Angela Merkel ist die erste deutsche Kanzlerin, die selbst per SMS kommuniziert. Bringt das die Politik auf Augenhöhe mit der ökonomischen Beschleunigung?

Es ist unvermeidbar, aber es führt zu Rationalitätsverlusten wie bei jedem anderen Menschen auch. Zu einem situativen Reagieren auf den jeweils größten Druck, zu Kammerflimmern – hektischen Bewegungen an der Oberfläche, die keine Substanz mehr haben. Eine langfristig orientierte Politik ist auf diese Weise nicht mehr möglich.

In der Zeit vor Merkel dachte man: Die Stärke der wirklich Wichtigen besteht darin, dass sie selbst keine Mails lesen oder SMS verschicken müssen.

Das Handy war die erste moderne Technologie, die sich nicht die Eliten als Erste angeeignet haben. Die Prekarisierten hatten es schon, als sich viele Akademiker darüber noch erhaben wähnten. Sie haben den Boykott aber nicht durchgehalten. Daran sehen Sie die Eigendynamik solcher Technologien. Es ist eine große Täuschung, dass wir souverän damit umgehen könnten.

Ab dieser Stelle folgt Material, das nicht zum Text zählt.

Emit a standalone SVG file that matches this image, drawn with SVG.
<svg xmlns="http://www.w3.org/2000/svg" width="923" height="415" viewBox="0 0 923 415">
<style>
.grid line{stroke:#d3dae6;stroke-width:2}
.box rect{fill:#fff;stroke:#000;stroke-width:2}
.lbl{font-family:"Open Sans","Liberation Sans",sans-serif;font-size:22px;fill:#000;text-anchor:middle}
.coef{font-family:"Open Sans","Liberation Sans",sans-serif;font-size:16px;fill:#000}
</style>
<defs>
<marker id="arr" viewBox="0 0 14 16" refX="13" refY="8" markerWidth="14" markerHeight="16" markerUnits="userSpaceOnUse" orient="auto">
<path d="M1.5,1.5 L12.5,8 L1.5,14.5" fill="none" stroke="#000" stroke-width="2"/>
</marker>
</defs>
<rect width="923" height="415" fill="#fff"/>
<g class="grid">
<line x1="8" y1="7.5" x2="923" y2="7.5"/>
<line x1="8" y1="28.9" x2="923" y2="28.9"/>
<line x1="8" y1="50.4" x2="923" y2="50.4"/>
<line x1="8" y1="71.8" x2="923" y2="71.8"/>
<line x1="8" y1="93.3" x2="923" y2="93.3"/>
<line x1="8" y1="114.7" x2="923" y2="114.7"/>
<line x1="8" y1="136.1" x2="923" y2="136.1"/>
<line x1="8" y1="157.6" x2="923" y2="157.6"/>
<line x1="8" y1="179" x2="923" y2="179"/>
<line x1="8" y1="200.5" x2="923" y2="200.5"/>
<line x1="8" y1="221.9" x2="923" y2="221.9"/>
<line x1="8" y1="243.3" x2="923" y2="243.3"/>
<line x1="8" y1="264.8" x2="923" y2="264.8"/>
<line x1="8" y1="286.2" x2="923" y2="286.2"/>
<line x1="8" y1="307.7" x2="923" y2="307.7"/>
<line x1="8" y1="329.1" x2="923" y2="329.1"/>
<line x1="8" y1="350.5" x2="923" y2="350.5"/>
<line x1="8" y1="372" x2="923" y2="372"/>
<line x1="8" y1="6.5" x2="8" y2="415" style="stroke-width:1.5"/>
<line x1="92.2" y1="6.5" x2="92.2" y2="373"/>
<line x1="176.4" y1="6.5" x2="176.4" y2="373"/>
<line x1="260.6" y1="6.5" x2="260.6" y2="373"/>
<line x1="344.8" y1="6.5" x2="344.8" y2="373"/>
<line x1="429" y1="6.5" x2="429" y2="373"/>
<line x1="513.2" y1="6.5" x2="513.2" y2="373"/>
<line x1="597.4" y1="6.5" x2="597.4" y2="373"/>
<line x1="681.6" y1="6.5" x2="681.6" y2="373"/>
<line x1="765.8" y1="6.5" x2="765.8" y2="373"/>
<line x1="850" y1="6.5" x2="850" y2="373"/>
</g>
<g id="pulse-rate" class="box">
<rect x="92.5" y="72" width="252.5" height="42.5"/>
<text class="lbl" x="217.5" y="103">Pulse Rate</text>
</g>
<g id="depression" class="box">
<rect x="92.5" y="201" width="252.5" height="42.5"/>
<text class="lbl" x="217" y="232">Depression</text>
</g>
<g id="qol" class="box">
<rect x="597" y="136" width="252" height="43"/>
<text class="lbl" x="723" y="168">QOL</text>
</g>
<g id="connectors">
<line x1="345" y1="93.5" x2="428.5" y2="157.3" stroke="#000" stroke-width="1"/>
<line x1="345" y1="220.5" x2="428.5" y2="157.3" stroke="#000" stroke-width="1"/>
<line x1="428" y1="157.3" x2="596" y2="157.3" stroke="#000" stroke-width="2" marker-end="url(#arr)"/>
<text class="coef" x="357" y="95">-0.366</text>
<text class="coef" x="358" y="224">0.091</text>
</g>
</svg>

Können wir diese Beschleunigung stoppen?

Schon, aber der Preis wäre sehr hoch. Die Gesellschaft der Moderne kann nur stabil sein, wenn sie sich beschleunigt. Das unterscheidet sie von allen anderen Zivilisationen der Geschichte. Mit dieser Dynamisierung der Gesellschaft ist auch die Idee der Selbstbestimmung verknüpft. Deshalb ist es kein Zufall, dass bislang nur die Taliban über ein wirksames Entschleunigungsprogramm verfügen.

Dann bleiben wir lieber drin im Rad der Beschleunigung?

Ich will mich nicht damit abfinden, dass die Taliban die einzige Alternative sind. Wir brauchen ein neues Konzept von Lebensqualität, in dem es nicht nur um die Mehrung von Optionen geht. Dann ließe sich ein Projekt entwickeln, das nicht mehr auf dem Boden der Moderne steht, ohne dass wir den Preis einer totalitären Herrschaft zahlen müssen.

Als Individuum könnten Sie aber aussteigen?

Es ist nicht so, dass ich nicht darüber nachdächte. Machen könnte ich es schon, dann wäre ich aber nicht mehr Wissenschaftler. In einem Hamsterrad kann ich nicht langsam laufen, ich kann nur herausspringen.